National pride is ingrained in every athlete and every game. Over the years the world witnessed how Japanese volleyball fans roared in favor of their national team and how the Italians mourned their football team's loss on home soil.

Yet what impressed us most was how American youngsters waved miniatures of the star and strips and roaring their country's name until the end of the 1994 World Cup in Dallas.

When asked why they were cheering when the U.S. team were not actually competing that day, the answer was they were "cheering on their country."


The Olympic flame apparently ignited the Chinese people's love for their homeland and a multitude of them took to the streets after overseas attempts to disrupt, or even sabotage the Olympic torch relay earlier this year.

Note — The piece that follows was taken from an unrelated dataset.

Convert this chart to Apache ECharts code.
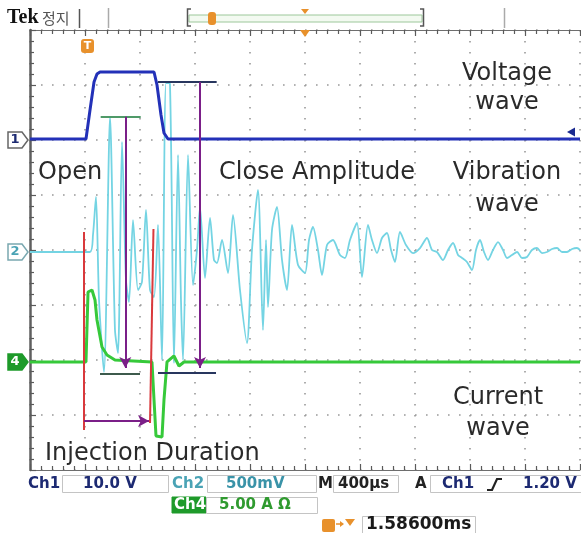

By eloquently fighting back prejudice and unfair accusations, the Chinese openly expressed their love for homeland and safeguarded their national pride.

In the meantime, Beijing, as host of the upcoming Olympic Games, has strictly followed international norms in its preparations for the sports feast -- and has made extra efforts to create the best possible environment for the Games.

To improve the people's awareness of the Games and bridge the cultural gap between the East and West, China has promoted Olympic education among its 400 million youngsters over the past seven years.

The Olympics have started a citywide English learning campaign in Beijing, with shop assistants, taxi drivers, policemen and even pensioners avidly hitting the books and mimicking basic conversations.

Beijing has also sent the biggest team of volunteers to the Games, comprising students, office workers, pensioners and people from all walks of life.

The Chinese public, in particular, have demonstrated immense enthusiasm and been heavily involved in the Games preparations, now that their centennial dream to host the Games has come true.

If their readiness to embrace the world, coupled with a love for homeland, is interpreted as "frantic nationalism", we fear such a judgement was based on a parochial way of thinking.

Remember the 2002 Winter Games opening in Salt Lake City? A tattered U.S. flag recovered from the smoldering ruins of the World Trade Center was displayed and President George W. Bush's declared the Games' opening on behalf of a "proud, determined and grateful nation".

It was the U.S. message to the world: Americans loved their nation which was still overshadowed in the Sept. 11 tragedy. And the world should stand united to promote common ideals and hope for peace.


Years before the Beijing Games open, Beijing has moved to play down the public gold expectations and trim citizens' behaviors for one of the biggest international gatherings ever.

"Domestic fans should learn to respect foreign athletes and spectators," said Deng Yaping, former world champion paddler and now an official with the Beijing Games organizers.

"It's understandable that local fans love our own athletes and hope the Chinese teams would win, but as hosts we must watch out for national sentiments and be nice to all athletes," she said.

After all, it's more than patriotism to host successful Games. It is important to show due respect to all athletes that are honoring the Olympic spirit -- shining stars like Phelps or those persevering Akhwari.

So a relaxed sentiment and courtesy to all are what the Chinese should opt for as Olympic hosts. Such qualities, when coupled with patriotism, will leave us legacies even more important than gold.